Over the last 12 months, structured finance transactions in the Middle East (both Islamic and conventional) have seen increased use of a comparatively new and previously underutilized type of special purpose vehicle (SPV) – the DIFC special purpose company (SPC).
An SPC is a private company limited by shares incorporated under the laws of the Dubai International Financial Centre (the DIFC), a financial free zone located in the Emirate of Dubai with its own body of law and regulations and a separate court system.
On 29 February 2012, SPCs and their potential for use in international structured finance transactions were the focus of a public seminar held in the DIFC and chaired by Abdulla Al Awar, CEO of the DIFC Authority. Significant interest was expressed from advisers, regulators and principals alike in the benefits offered by SPCs.
Benefits of DIFC Incorporation
By virtue of being incorporated in the DIFC, an SPC offers a number of key benefits enjoyed by other types of DIFC entity, including:
- No foreign ownership restrictions;
- Zero tax;
- Limited liability;
- DIFC law, in particular the DIFC’s regime for registration and enforcement of security; and
- DIFC infrastructure.
Benefits of Using an SPC
SPCs are principally governed by the DIFC Special Purpose Company Regulations of 2008, which contain a number of important dispensations from the residual requirements of the DIFC Companies Law No. 2 of 2009 and the DIFC Companies Regulations of 2009. Specific benefits enjoyed by an SPC include:
- No requirement to lease office space. Unlike an ordinary DIFC company limited by shares, an SPC is not required to lease and maintain a physical office within the DIFC. Instead, an SPC is only required to maintain a registered office address in the DIFC. This exemption removes a significant cost otherwise associated with being incorporated in the DIFC;
- No requirement to maintain, file or audit accounts. Part 9 of the Companies Law (which contains requirements to prepare, audit and file accounts) does not apply to an SPC; and
- No AGM requirement. Article 62 of the Companies Law, which requires an annual shareholder meeting, does not apply to an SPC.
Restrictions
The SPC Regulations provide that the purpose of an SPC, as set out in its articles of association, must be limited to performing “Exempt Activities”, which effectively limits their use to structured financing transactions (whether Islamic or conventional). SPCs cannot be used as general corporate holding companies or to operate a trading business. They can also not serve as the general partner of an investment partnership. An SPC cannot conduct “financial services” in or from the DIFC unless it is appropriately authorised and regulated by the DIFC’s regulator, the Dubai Financial Services Authority. An SPC is also not an appropriate vehicle for situations where numerous shareholders are envisaged, since an SPC is not permitted to have more than three shareholders, and there are restrictions on who can be a shareholder in an SPC (effectively, only participants in a structured finance transaction). This is a factor that should be taken into consideration in situations where it is envisaged that shares in the SPC may ultimately be transferred to third parties.

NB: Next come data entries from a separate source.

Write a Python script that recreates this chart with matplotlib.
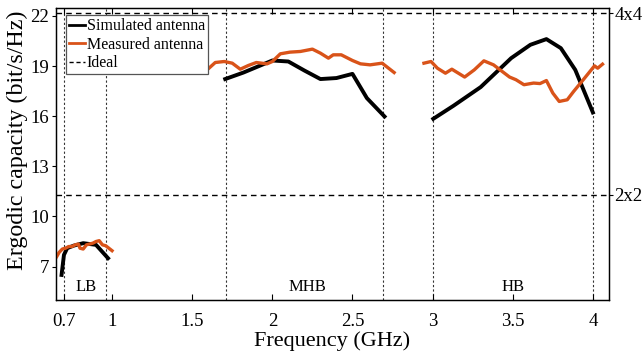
import matplotlib
matplotlib.use("Agg")
import matplotlib.pyplot as plt

plt.rcParams['font.family'] = ['Liberation Serif', 'DejaVu Serif']
plt.rcParams['mathtext.fontset'] = 'stix'

# ---- data ----
lb_sim_f = [0.685, 0.70, 0.72, 0.76, 0.82, 0.90, 0.975]
lb_sim_v = [6.5, 7.7, 8.1, 8.25, 8.4, 8.3, 7.5]
lb_meas_f = [0.655, 0.67, 0.69, 0.71, 0.73, 0.75, 0.77, 0.79, 0.80, 0.82,
             0.84, 0.86, 0.88, 0.90, 0.92, 0.94, 0.96, 0.98, 1.0]
lb_meas_v = [7.6, 7.85, 8.05, 8.1, 8.2, 8.2, 8.3, 8.35, 8.1, 8.05,
             8.3, 8.35, 8.4, 8.5, 8.55, 8.3, 8.25, 8.1, 7.95]

mhb_sim_f = [1.706, 1.82, 2.0, 2.10, 2.20, 2.30, 2.40, 2.50, 2.59, 2.70]
mhb_sim_v = [18.22, 18.61, 19.33, 19.27, 18.73, 18.22, 18.28, 18.53, 17.08, 15.98]
mhb_meas_f = [1.60, 1.644, 1.70, 1.75, 1.80, 1.85, 1.90, 1.967, 2.0, 2.05, 2.11,
              2.175, 2.25, 2.30, 2.35, 2.38, 2.43, 2.50, 2.55, 2.61, 2.685, 2.76]
mhb_meas_v = [18.83, 19.21, 19.27, 19.17, 18.81, 19.03, 19.21, 19.13, 19.27, 19.73, 19.83,
              19.87, 20.01, 19.77, 19.47, 19.67, 19.67, 19.33, 19.13, 19.07, 19.17, 18.61]

hb_sim_f = [3.004, 3.13, 3.30, 3.49, 3.61, 3.71, 3.80, 3.89, 4.0]
hb_sim_v = [15.84, 16.62, 17.74, 19.47, 20.27, 20.61, 20.07, 18.77, 16.22]
hb_meas_f = [2.946, 2.99, 3.03, 3.08, 3.12, 3.20, 3.26, 3.32, 3.38, 3.48, 3.52, 3.57,
             3.63, 3.67, 3.71, 3.75, 3.79, 3.84, 3.88, 3.94, 4.01, 4.03, 4.06]
hb_meas_v = [19.17, 19.27, 18.87, 18.57, 18.81, 18.34, 18.77, 19.31, 19.07, 18.34, 18.18, 17.88,
             17.98, 17.95, 18.13, 17.38, 16.88, 16.98, 17.48, 18.18, 19.01, 18.87, 19.11]

ideal_values = [22.16, 11.3]
ideal_labels = ['4x4', '2x2']
band_edges = [0.698, 0.96, 1.71, 2.69, 3.0, 4.0]
band_names = ['LB', 'MHB', 'HB']
band_label_x = [0.84, 2.22, 3.5]

xticks = [0.7, 1, 1.5, 2, 2.5, 3, 3.5, 4]
xticklabels = ['0.7', '1', '1.5', '2', '2.5', '3', '3.5', '4']
yticks = [7, 10, 13, 16, 19, 22]

black = '#000000'
orange = '#D95319'

fig = plt.figure(figsize=(6.43, 3.58), dpi=100)
ax = fig.add_axes([0.087, 0.162, 0.86, 0.817])

for xe in band_edges:
    ax.axvline(xe, color='#333333', linestyle=(0, (2, 2)), linewidth=0.8, zorder=1)
for yv in ideal_values:
    ax.axhline(yv, color='black', linestyle=(0, (4, 3)), linewidth=1.0, zorder=1)

ax.plot(lb_sim_f, lb_sim_v, color=black, linewidth=2.8, zorder=3)
ax.plot(mhb_sim_f, mhb_sim_v, color=black, linewidth=2.8, zorder=3)
ax.plot(hb_sim_f, hb_sim_v, color=black, linewidth=2.8, zorder=3)
ax.plot(lb_meas_f, lb_meas_v, color=orange, linewidth=2.4, zorder=4)
ax.plot(mhb_meas_f, mhb_meas_v, color=orange, linewidth=2.4, zorder=4)
ax.plot(hb_meas_f, hb_meas_v, color=orange, linewidth=2.4, zorder=4)

for name, xl in zip(band_names, band_label_x):
    ax.text(xl, 5.3, name, ha='center', va='bottom', fontsize=12)

ax.set_xlim(0.65, 4.1)
ax.set_ylim(5, 22.5)
ax.set_xticks(xticks)
ax.set_xticklabels(xticklabels)
ax.set_yticks(yticks)
ax.tick_params(axis='x', direction='in', top=True, labelsize=13.5, length=4, pad=9)
ax.tick_params(axis='y', direction='out', right=False, labelsize=13.5, length=3, pad=2)
ax.set_xlabel('Frequency (GHz)', fontsize=16, labelpad=1)
ax.set_ylabel('Ergodic capacity (bit/s/Hz)', fontsize=17.3)
ax.yaxis.set_label_coords(-0.05, 0.547)

ax2 = ax.twinx()
ax2.set_ylim(ax.get_ylim())
ax2.set_yticks(ideal_values)
ax2.set_yticklabels(ideal_labels)
ax2.tick_params(axis='y', direction='out', labelsize=13.5, length=3, pad=1)

from matplotlib.lines import Line2D
handles = [Line2D([], [], color=black, linewidth=2.0),
           Line2D([], [], color=orange, linewidth=2.0),
           Line2D([], [], color='black', linestyle=(0, (3, 2)), linewidth=1.0)]
leg = ax.legend(handles, ['Simulated antenna', 'Measured antenna', 'Ideal'],
                loc='upper left', bbox_to_anchor=(0.018, 0.974), borderaxespad=0,
                fontsize=11.5, handlelength=1.0, handletextpad=0.1, labelspacing=0.15,
                borderpad=0.2, fancybox=False, framealpha=1, edgecolor='#555555')
leg.get_frame().set_linewidth(0.9)

for a in (ax, ax2):
    for s in a.spines.values():
        s.set_linewidth(0.9)

fig.savefig('out.png', dpi=100)
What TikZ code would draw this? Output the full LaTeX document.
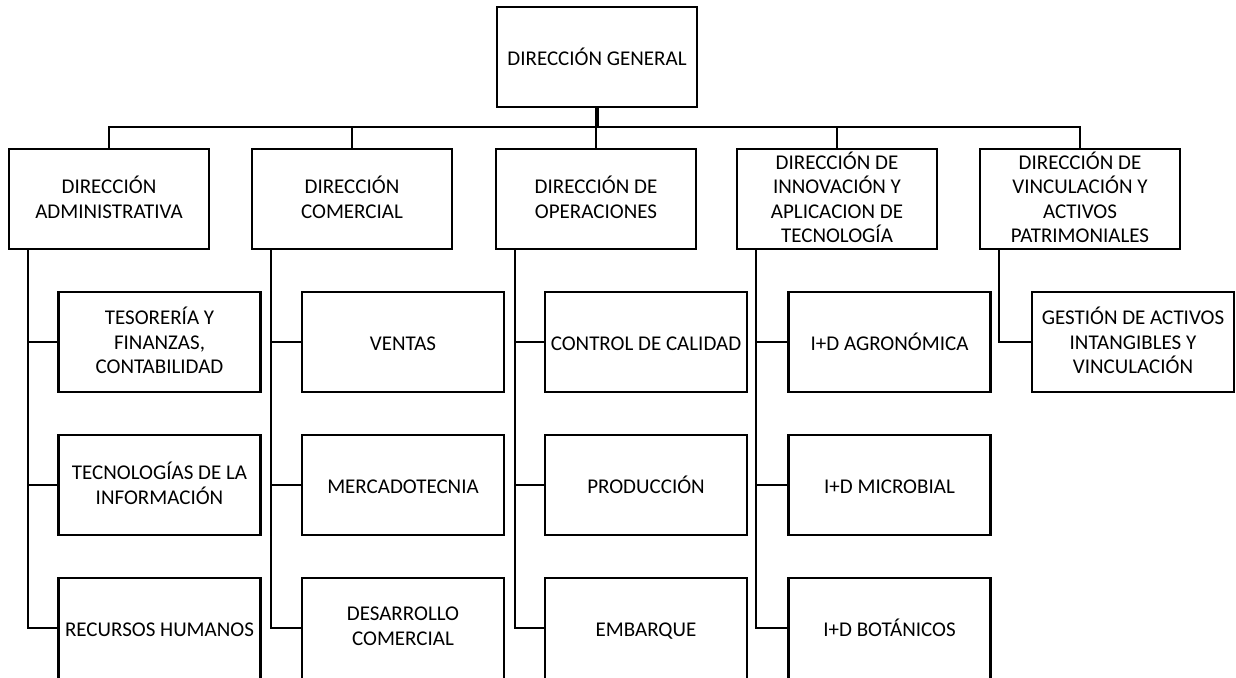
\documentclass[tikz,border=0pt]{standalone}
\usepackage{fontspec}
\setmainfont{Carlito}
\newcommand\capstrut{\rule[-0.16em]{0pt}{1.14em}}
\begin{document}
\begin{tikzpicture}[x=1pt,y=-1pt,
  txt/.style={align=center, font=\fontsize{21}{24.5}\selectfont,
    execute at begin node=\capstrut, execute at end node=\capstrut},
  box/.style={draw, line width=2.4pt, minimum width=200pt, minimum height=100pt,
    inner sep=1pt, txt},
  sub/.style={box, minimum width=202pt},
  subl/.style={sub, minimum height=104pt},
  lbl/.style={txt, inner sep=0pt},
  conn/.style={line width=2.4pt},
  stem/.style={line width=4.5pt}]
\useasboundingbox (0,0) rectangle (1236,677);
\clip (0,0) rectangle (1236,677);
\fill[white] (0,0) rectangle (1236,677);

% top
\node[box] (gen) at (597,57) {DIRECCIÓN GENERAL};

% level 2
\node[box] (adm) at (109,199) {DIRECCIÓN\\ADMINISTRATIVA};
\node[box] (com) at (352,199) {DIRECCIÓN\\COMERCIAL};
\node[box] (ope) at (596,199) {DIRECCIÓN DE\\OPERACIONES};
\node[box] (inn) at (837,199) {DIRECCIÓN DE\\INNOVACIÓN Y\\APLICACION DE\\TECNOLOGÍA};
\node[box] (vin) at (1080,199) {DIRECCIÓN DE\\VINCULACIÓN Y\\ACTIVOS\\PATRIMONIALES};

% level 3
\node[sub] (tes) at (159.5,342) {TESORERÍA Y\\FINANZAS,\\CONTABILIDAD};
\node[sub] (tec) at (159.5,485) {TECNOLOGÍAS DE LA\\INFORMACIÓN};
\node[subl] (rh) at (159.5,630) {};
\node[lbl] (rht) at (159.5,628) {RECURSOS HUMANOS};

\node[sub] (ven) at (403,342) {VENTAS};
\node[sub] (mer) at (403,485) {MERCADOTECNIA};
\node[subl] (des) at (403,630) {};
\node[lbl] (dest) at (403,628) {DESARROLLO\\COMERCIAL};

\node[sub] (cal) at (646,342) {CONTROL DE CALIDAD};
\node[sub] (pro) at (646,485) {PRODUCCIÓN};
\node[subl] (emb) at (646,630) {};
\node[lbl] (embt) at (646,628) {EMBARQUE};

\node[sub] (agr) at (889.5,342) {I+D AGRONÓMICA};
\node[sub] (mic) at (889.5,485) {I+D MICROBIAL};
\node[subl] (bot) at (889.5,630) {};
\node[lbl] (bott) at (889.5,628) {I+D BOTÁNICOS};

\node[sub] (ges) at (1133,342) {GESTIÓN DE ACTIVOS\\INTANGIBLES Y\\VINCULACIÓN};

% connectors level 1-2
\coordinate (bus) at (597,127);
\draw[stem] (gen.south) -- (bus);
\draw[conn] (adm.north) |- (bus) -| (vin.north);
\draw[conn] (com.north) -- (com.north |- bus);
\draw[conn] (ope.north) -- (ope.north |- bus);
\draw[conn] (inn.north) -- (inn.north |- bus);

% trunks
\coordinate (ta) at ([xshift=20pt]adm.south west);
\coordinate (tc) at ([xshift=20pt]com.south west);
\coordinate (to) at ([xshift=20pt]ope.south west);
\coordinate (ti) at ([xshift=20pt]inn.south west);
\coordinate (tv) at ([xshift=20pt]vin.south west);

\draw[conn] (ta) |- (tes.west);
\draw[conn] (ta) |- (tec.west);
\draw[conn] (ta) |- (rht.west -| rh.west);

\draw[conn] (tc) |- (ven.west);
\draw[conn] (tc) |- (mer.west);
\draw[conn] (tc) |- (dest.west -| des.west);

\draw[conn] (to) |- (cal.west);
\draw[conn] (to) |- (pro.west);
\draw[conn] (to) |- (embt.west -| emb.west);

\draw[conn] (ti) |- (agr.west);
\draw[conn] (ti) |- (mic.west);
\draw[conn] (ti) |- (bott.west -| bot.west);

\draw[conn] (tv) |- (ges.west);
\end{tikzpicture}
\end{document}
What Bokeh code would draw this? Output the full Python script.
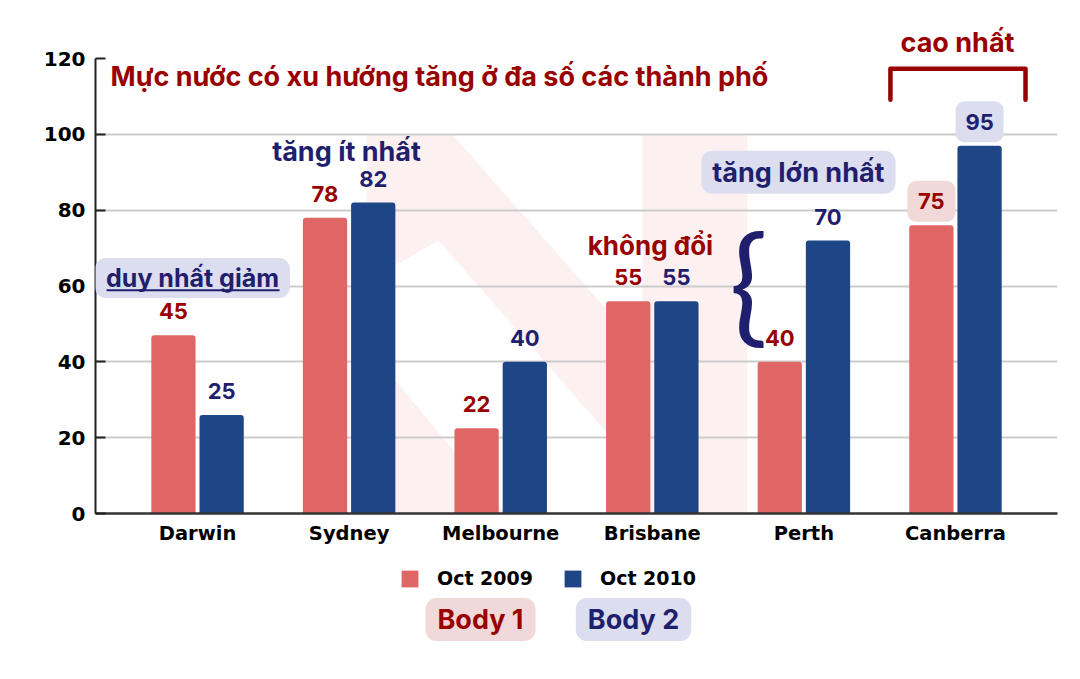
from bokeh.plotting import figure
from bokeh.layouts import column
from bokeh.models import (ColumnDataSource, FactorRange, Range1d, Label, Legend, LegendItem,
                          PolyAnnotation, FixedTicker, Arrow, Title)
from bokeh.transform import dodge
from bokeh.core.properties import value
from bokeh.embed import file_html
from bokeh.resources import INLINE

# ---------------- data ----------------
cities = ["Darwin", "Sydney", "Melbourne", "Brisbane", "Perth", "Canberra"]
oct_2009 = [47, 78, 22.5, 56, 40, 76]          # bar heights as drawn
oct_2010 = [26, 82, 40, 56, 72, 97]
label_2009 = ["45", "78", "22", "55", "40", "75"]   # printed value labels
label_2010 = ["25", "82", "40", "55", "70", "95"]
series_names = ["Oct 2009", "Oct 2010"]
y_ticks = [0, 20, 40, 60, 80, 100, 120]
highlight_city = "Canberra"

title_text = "Mực nước có xu hướng tăng ở đa số các thành phố"
notes = {
    "decrease": "duy nhất giảm",
    "least": "tăng ít nhất",
    "same": "không đổi",
    "most": "tăng lớn nhất",
    "highest": "cao nhất",
}
body_texts = ["Body 1", "Body 2"]

# ---------------- style ----------------
RED_BAR = "#E06666"
BLUE_BAR = "#1E4586"
DARK_RED = "#990000"
NAVY = "#1F1F6E"
LAVENDER = "#DCDDEF"
PINK = "#F2D9D9"
WATERMARK = "#FDF0F1"
AXIS_FONT = "DejaVu Sans"
NOTE_FONT = "Inter"

W = 1064
H_MAIN = 560
H_FOOT = 103
FRAME_L, FRAME_R = 95, 1057
BAR_W = 0.292
DODGE = 0.159
PX_PER_UNIT = 455 / 120.0
LABEL_GAP = 24 / PX_PER_UNIT

p = figure(width=W, height=H_MAIN,
           x_range=FactorRange(*cities, range_padding=0.0577),
           y_range=Range1d(0, 120),
           output_backend="svg", toolbar_location=None, title=None,
           min_border_left=FRAME_L, min_border_right=W - FRAME_R,
           min_border_top=58, min_border_bottom=47)
p.outline_line_color = None
p.background_fill_color = "white"
p.border_fill_color = "white"

# faint watermark (decorative background shapes)
wm1_x = [1.615, 2.188, 3.435, 3.435, 4.128, 4.128, 3.435, 3.435, 2.090, 1.839, 1.615]
wm1_y = [99.7, 99.7, 43.0, 99.7, 99.7, -7.6, -7.6, 10.6, 72.0, 66.2, 66.2]
wm2_x = [1.615, 1.806, 2.531, 2.696, 1.615]
wm2_y = [44.3, 35.1, 0.0, -7.6, -7.6]
for xs, ys in ((wm1_x, wm1_y), (wm2_x, wm2_y)):
    p.add_layout(PolyAnnotation(xs=xs, ys=ys, fill_color=WATERMARK, fill_alpha=1.0,
                                line_color=None, level="image"))

# axes / grid
p.ygrid.grid_line_color = "#CCCCCC"
p.ygrid.grid_line_width = 2
p.xgrid.grid_line_color = None

p.yaxis.ticker = FixedTicker(ticks=y_ticks)
p.yaxis.axis_line_color = "#222222"
p.yaxis.axis_line_width = 2
p.yaxis.major_tick_in = 10
p.yaxis.major_tick_out = 0
p.yaxis.major_tick_line_width = 2
p.yaxis.major_tick_line_color = "#222222"
p.yaxis.minor_tick_line_color = None
p.yaxis.major_label_standoff = 10
p.yaxis.major_label_text_font = AXIS_FONT
p.yaxis.major_label_text_font_style = "bold"
p.yaxis.major_label_text_font_size = "20px"
p.yaxis.major_label_text_color = "black"

p.xaxis.axis_line_color = "#333333"
p.xaxis.axis_line_width = 2.5
p.xaxis.major_tick_in = 0
p.xaxis.major_tick_out = 0
p.xaxis.major_label_standoff = 8
p.xaxis.major_label_text_font = AXIS_FONT
p.xaxis.major_label_text_font_style = "bold"
p.xaxis.major_label_text_font_size = "19.5px"
p.xaxis.major_label_text_color = "black"

# bars
src = ColumnDataSource(dict(
    city=cities, v09=oct_2009, v10=oct_2010, l09=label_2009, l10=label_2010,
    y09=[v + LABEL_GAP for v in oct_2009], y10=[v + LABEL_GAP for v in oct_2010],
))
r09 = p.vbar(x=dodge("city", -DODGE, range=p.x_range), top="v09", width=BAR_W, source=src,
             fill_color=RED_BAR, line_color=None, border_radius=(3, 3, 0, 0))
r10 = p.vbar(x=dodge("city", DODGE, range=p.x_range), top="v10", width=BAR_W, source=src,
             fill_color=BLUE_BAR, line_color=None, border_radius=(3, 3, 0, 0))

# highlight boxes behind the Canberra values
hi = cities.index(highlight_city)
hsrc = ColumnDataSource(dict(city=[highlight_city], y09=[oct_2009[hi] + LABEL_GAP],
                             y10=[oct_2010[hi] + LABEL_GAP]))
p.rect(x=dodge("city", -DODGE, range=p.x_range), y="y09", width=48, height=41,
       width_units="screen", height_units="screen", source=hsrc,
       fill_color=PINK, line_color=None, border_radius=9)
p.rect(x=dodge("city", DODGE, range=p.x_range), y="y10", width=48, height=41,
       width_units="screen", height_units="screen", source=hsrc,
       fill_color=LAVENDER, line_color=None, border_radius=9)

# value labels
p.text(x=dodge("city", -DODGE, range=p.x_range), y="y09", text="l09", source=src,
       text_align="center", text_baseline="middle", text_font=value(NOTE_FONT),
       text_font_style="bold", text_font_size="22px", text_color=DARK_RED)
p.text(x=dodge("city", DODGE, range=p.x_range), y="y10", text="l10", source=src,
       text_align="center", text_baseline="middle", text_font=value(NOTE_FONT),
       text_font_style="bold", text_font_size="22px", text_color=NAVY)

# bracket over Canberra
p.line(x=[5.071, 5.071, 5.962, 5.962], y=[109.1, 117.3, 117.3, 109.1],
       line_color=DARK_RED, line_width=4.5, line_join="round", line_cap="round")


def note(fig, text, x, y, color, size="27px", align="center", bg=None, pad=None,
         font=NOTE_FONT, style="bold"):
    kw = dict(x=x, y=y, text=text, text_align=align, text_baseline="middle",
              text_font=font, text_font_style=style, text_font_size=size, text_color=color)
    if bg is not None:
        kw.update(background_fill_color=bg, border_radius=11, padding=pad)
    lab = Label(**kw)
    fig.add_layout(lab)
    return lab


note(p, title_text, -0.074, 115.3, DARK_RED, size="27px", align="left")
note(p, notes["decrease"], 0.467, 62.1, NAVY, size="25px", bg=LAVENDER,
     pad=dict(left=11, right=11, top=5, bottom=5))
p.add_layout(Arrow(end=None, x_start=-0.100, y_start=58.9, x_end=1.041, y_end=58.9,
                   line_color=NAVY, line_width=2))
note(p, notes["least"], 1.483, 95.5, NAVY, size="27px")
note(p, notes["same"], 3.488, 70.7, DARK_RED, size="26px")
note(p, notes["most"], 4.464, 90.0, NAVY, size="27px", bg=LAVENDER,
     pad=dict(left=11, right=11, top=5, bottom=5))
note(p, "{", 4.134, 61.7, NAVY, size="128px", font="Lato", style="normal")

# "cao nhất" sits above the frame: use a title in the top panel
p.add_layout(Title(text=notes["highest"], align="left", offset=805, standoff=0,
                   text_font=NOTE_FONT, text_font_style="bold", text_font_size="27px",
                   text_color=DARK_RED), "above")

# ---------------- footer: legend + body tags ----------------
# the footer frame is aligned with the main frame, so its x range maps page pixels
f = figure(width=W, height=H_FOOT, x_range=Range1d(FRAME_L, FRAME_R),
           y_range=Range1d(H_FOOT, 0),
           x_axis_type=None, y_axis_type=None, output_backend="svg",
           toolbar_location=None, title=None, min_border=0)
f.outline_line_color = None
f.grid.visible = False
k09 = f.vbar(x=[-1000], top=[0], bottom=[0], width=1, fill_color=RED_BAR, line_color=None)
k10 = f.vbar(x=[-1000], top=[0], bottom=[0], width=1, fill_color=BLUE_BAR, line_color=None)
legend = Legend(items=[LegendItem(label=series_names[0], renderers=[k09]),
                       LegendItem(label=series_names[1], renderers=[k10])],
                orientation="horizontal", location=(399 - FRAME_L, 74),
                glyph_width=21, glyph_height=21, label_standoff=17, spacing=29,
                padding=0, margin=0, border_line_color=None, background_fill_alpha=0,
                label_text_font=AXIS_FONT, label_text_font_style="bold",
                label_text_font_size="19px", label_text_color="black")
f.add_layout(legend, "center")

note(f, body_texts[0], 480, 59, DARK_RED, size="27px", bg=PINK,
     pad=dict(left=12, right=12, top=5, bottom=5))
note(f, body_texts[1], 633, 59, NAVY, size="27px", bg=LAVENDER,
     pad=dict(left=12, right=12, top=5, bottom=5))

open("out.html", "w").write(file_html(column(p, f, spacing=0), INLINE))
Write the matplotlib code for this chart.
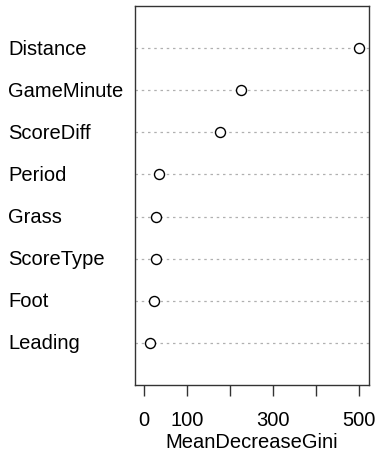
import matplotlib
matplotlib.use("Agg")
import matplotlib.pyplot as plt

plt.rcParams["font.family"] = ["Liberation Sans", "DejaVu Sans"]

# variable importance (random forest), top to bottom as drawn
variables = ["Distance", "GameMinute", "ScoreDiff", "Period",
             "Grass", "ScoreType", "Foot", "Leading"]
gini = [500, 225, 178, 35, 28, 28, 23, 14]

x_ticks = [0, 100, 200, 300, 400, 500]
x_ticklabels = ["0", "100", "", "300", "", "500"]

fig = plt.figure(figsize=(3.77, 4.56), dpi=100)
ax = fig.add_axes([0.358, 0.1535, 0.621, 0.831])

n = len(variables)
ypos = list(range(n, 0, -1))
for y in ypos:
    ax.axhline(y, color="#b0b0b0", lw=0.9, ls=(0, (2, 3)), zorder=1)
ax.scatter(gini, ypos, s=52, facecolors="white", edgecolors="black",
           linewidths=1.0, zorder=3)

ax.set_xlim(-21, 524)
ax.set_ylim(0, n + 1)
ax.set_yticks([])
ax.set_xticks(x_ticks)
ax.set_xticklabels(x_ticklabels, fontsize=14.5)
ax.tick_params(axis="x", length=8, width=1, pad=10, color="#333333")
for sp in ax.spines.values():
    sp.set_color("#333333")
    sp.set_linewidth(1)
ax.set_xlabel("MeanDecreaseGini", fontsize=14.5, labelpad=2)

# row labels, left aligned in the figure margin
for lab, y in zip(variables, ypos):
    xf = 8 / 377
    _, yf = fig.transFigure.inverted().transform(ax.transData.transform((0, y)))
    fig.text(xf, yf, lab, ha="left", va="center", fontsize=14.5)

fig.savefig("out.png", dpi=100)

Corporate Services Provider
One of the unique features of an SPC is the requirement to appoint a licensed Corporate Services Provider (a CSP). The role of the CSP is integral to the operation and management of an SPC. Among other things, the CSP will:
- Provide the majority of the board of directors of the SPC;
- Act as company secretary;
- Provide administrative services (which will usually include the provision of a registered office address for the SPC within the DIFC); and
- Handle filings and interaction between the SPC and the DIFC Registrar of Companies.
The Story So Far
Since the SPC Regulations were passed in 2008, a total of 10 SPCs have been incorporated to date. All of these have been incorporated in the past 12 months.
One of the more high profile and innovative uses of an SPC to date has been by the Government of Dubai, which in 2011 chose to establish an SPC – named Salik One SPC Limited – for use as the borrower vehicle in a US$800 million financing transaction that involved the monetisation of revenues generated by Dubai’s “Salik” toll road system. The transaction included both Islamic and conventional tranches. As part of the financing structure, revenues generated by Salik are collected in an account held in the name of the SPC.
The SPC as a corporate vehicle boasts a number of attractive features which give it the potential to become an increasingly common alternative to established SPV domiciles, particularly for structured finance transactions focused on the Middle East, Africa and Asia.